Donde a resposta à primeira objeção. ― O objeto do intelecto é algo de comum, a saber, o ser e a verdade, no que está também compreendido o ato mesmo de inteligir. Por onde, o intelecto pode conhecer o ato próprio, mas não primariamente. Porque o primeiro objeto do nosso intelecto, no estado da vida presente, não é qualquer ser e qualquer verdade, mas o ser e a verdade considerados nas coisas materiais, como já se disse (q. 84, a. 7); e por eles é que o intelecto chega ao conhecimento de todas as outras coisas.
 
Resposta à segunda. ― O inteligir humano, em si, não é o ato e a perfeição da natureza inteligida, de modo que possa, por um só ato, ser inteligida a natureza da coisa material e o inteligir mesmo, assim como, por um só ato, é inteligida a coisa com a sua perfeição.

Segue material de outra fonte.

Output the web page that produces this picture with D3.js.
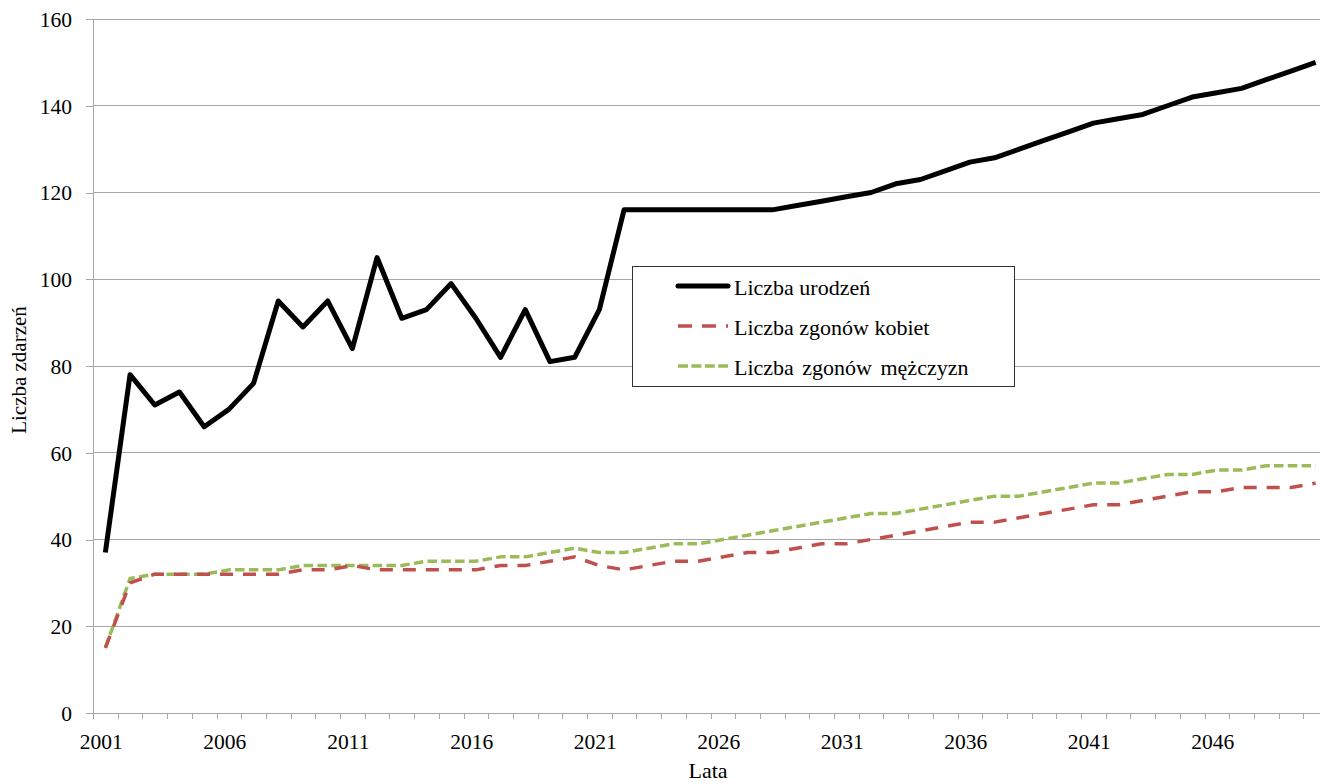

Por onde, um é o ato pelo qual o intelecto intelige uma pedra e outro, o pelo qual se intelige como inteligindo a pedra, e assim por diante. Nem há inconveniente em que o intelecto seja potencialmente infinito, como antes já se disse (q. 86, a. 2).
 
Resposta à terceira. ― O sentido próprio sente por meio da imutação do órgão material pelo sensível exterior. Ora, não é possível que algo de material se imute a si mesmo; mas uma coisa é imutada por outra. Por onde, o ato do sentido próprio é percebido pelo sentido comum. Ora, como o nosso intelecto não intelige por imutação material do órgão, não há símile.